I realized I felt as uneasy as when I had eye surgery and had only one eye to see with or when I lost my memory and could not find words. Is memory, perhaps, filed wrong? Is memory, in truth, a sense? I recall when I could not name a flavor nor decide when the association was pleasant or not. How frustrated I was when the sound was off on the T.V. Maybe the cyber thing is no longer a kind of optional convenience, but I fear, for young people, as significant, as vital as the other senses.

It’s one thing to just look at the images of ruins and terror, in broken worlds of Mexico, of Puerto Rico, and the mellow islands we took for granted as colonies devoted to our holiday visits. Quite another to be a survivor, a reporter, a doctor, a Red Cross worker or “first responder” with young children who are accustomed to games, TV, and plugged in cyberspace tools. Are there squads from Lakeshore Stores bringing in games, drones to entertain and distract? What does a parent in Puerto Rico do if a child’s asthma inhaler runs out? CVS is under water. It is unique to be a parent today, unique as one’s own child, as profound as the dreams and hopes you feel as you hold that child. The great expectations turn grave these days as the gift of being able to see around the world shows us the latest variations of evil. Maybe the persistent reach for information to be “up to date” on disaster is evil itself, is this charged up state equivalent to the condition of military action.

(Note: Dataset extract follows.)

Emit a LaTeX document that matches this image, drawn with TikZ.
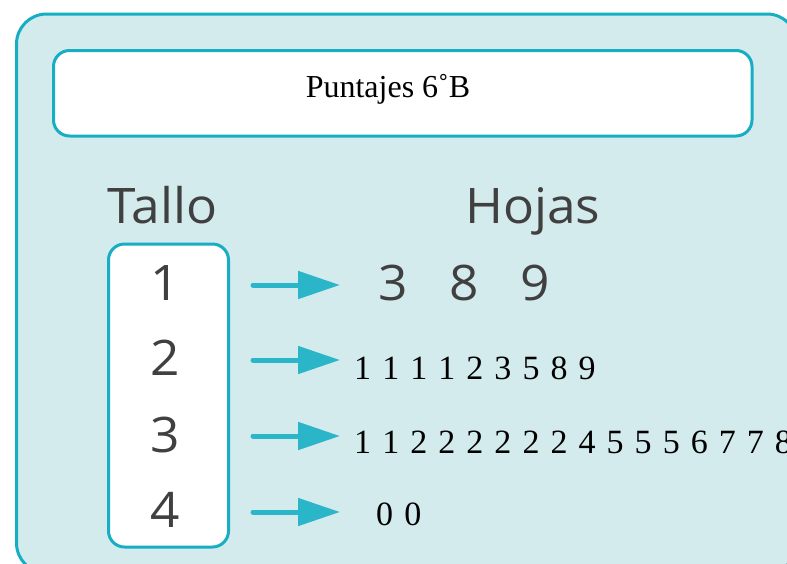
\documentclass[tikz,border=0pt]{standalone}
\usepackage{fontspec}
\setmainfont{Liberation Serif}
\newfontfamily\opensans[FakeStretch=1.05]{Open Sans}
\newfontfamily\leaffont[WordSpace=1.3]{Liberation Serif}
\usetikzlibrary{arrows.meta}
\definecolor{bgblue}{HTML}{D4EBEE}
\definecolor{lineteal}{HTML}{17AEC3}
\definecolor{arrowc}{HTML}{2AB5C9}
\definecolor{txtgray}{HTML}{404040}
\begin{document}
\begin{tikzpicture}[x=1pt,y=-1pt,
  frame/.style={draw=lineteal,line width=3pt,rounded corners=#1,inner sep=0pt,outer sep=0pt},
  sanslbl/.style={inner sep=0pt,text=txtgray,font=\opensans\fontsize{49}{58}\selectfont},
  leaves/.style={inner sep=0pt,anchor=base west,text=black,font=\leaffont\fontsize{34}{40}\selectfont},
  arr/.style={draw=arrowc,line width=5pt,line cap=round,-{Triangle[length=42pt,width=27pt]}}]
\useasboundingbox (0,0) rectangle (787,563);
\clip (0,0) rectangle (787,563);
% outer panel
\node[frame=30pt,fill=bgblue,minimum width=780.5pt,minimum height=559pt] (panel) at (406.75,293.5) {};
% title box
\node[frame=16pt,fill=white,minimum width=698.5pt,minimum height=85.5pt] (titlebox) at (402.75,93.25) {};
\node[inner sep=0pt,anchor=base,font=\fontsize{32}{38}\selectfont] (title) at (388,97) {Puntajes 6˚B};
% headers
\node[sanslbl,anchor=base west] (tallo) at (107,223) {Tallo};
\node[sanslbl,anchor=base west] (hojas) at (465,223) {Hojas};
% stem box
\node[frame=16pt,fill=white,minimum width=120pt,minimum height=303pt] (stembox) at (168.5,395.5) {};
\node[sanslbl,anchor=base] (t1) at (165,300) {1};
\node[sanslbl,anchor=base] (t2) at (165,375) {2};
\node[sanslbl,anchor=base] (t3) at (165,452) {3};
\node[sanslbl,anchor=base] (t4) at (165,527) {4};
% leaves
\node[sanslbl,anchor=base west] (h1) at (378,300) {3\hspace{0.85em}8\hspace{0.85em}9};
\node[leaves] (h2) at (354,379) {1 1 1 1 2 3 5 8 9};
\node[leaves] (h3) at (354,453) {1 1 2 2 2 2 2 2 4 5 5 5 6 7 7 8};
\node[leaves] (h4) at (376,525) {0 0};
% arrows
\coordinate (s1) at (253,285); \coordinate (e1) at (340,285);
\coordinate (s2) at (253,360); \coordinate (e2) at (340,360);
\coordinate (s3) at (253,436); \coordinate (e3) at (340,436);
\coordinate (s4) at (253,512); \coordinate (e4) at (340,512);
\draw[arr] (s1) -- (e1);
\draw[arr] (s2) -- (e2);
\draw[arr] (s3) -- (e3);
\draw[arr] (s4) -- (e4);
\end{tikzpicture}
\end{document}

Long ago, this was how my mornings used to be—I turned pencils by my bed into the little sharpener. I loved the smell of the filed bits of wood just as much as the scent of the jackets my Grandma crocheted to send orphaned baby refugees in England. She’d give me a lemon drop before I left her room to get ready for school, and I’d roll one of the candies around in my mouth as I wound up the music box in my room. Then with the pencil I’d sketch the ballerina on top of the music box trying to get the twirl right. So: Sight, sound, smell, touch, and taste—all the five senses, awake in action!

Now. I turn to the iphone: check the messages, and mail. Sometimes (not every day as I sometimes say I do) I tap into the list of Weapons of Mass Instruction: The meditations, the gifts of peace, consideration, and reflection which I’ve been given by wise founders of the last century (one which already—with some exceptions—seems rather enlightened—here and there).

We might consider this 21st Century as inspired by the nightmarish geniuses of 20th Century science fiction writers. Robots, yes. Everywhere. Unimaginable Monsters ruling what will be left of the Universe—after they complete the destruction of the planet. And, then, on a more modest level of arrogance, we have come up with that what out to be the Sixth Sense: the Cyber connection, the phone—the wifi—the instruments which feel as profoundly required and essential to any human as sight, sound, smell, touch, and flavour. (Maybe they mean more to some than other once essential elements of human experience.)

“LOL” at the bottom of a three letter “msg” is about as affectionate as it gets.

But—then—there is the matter of Time. And we cannot assume there is more than this very moment.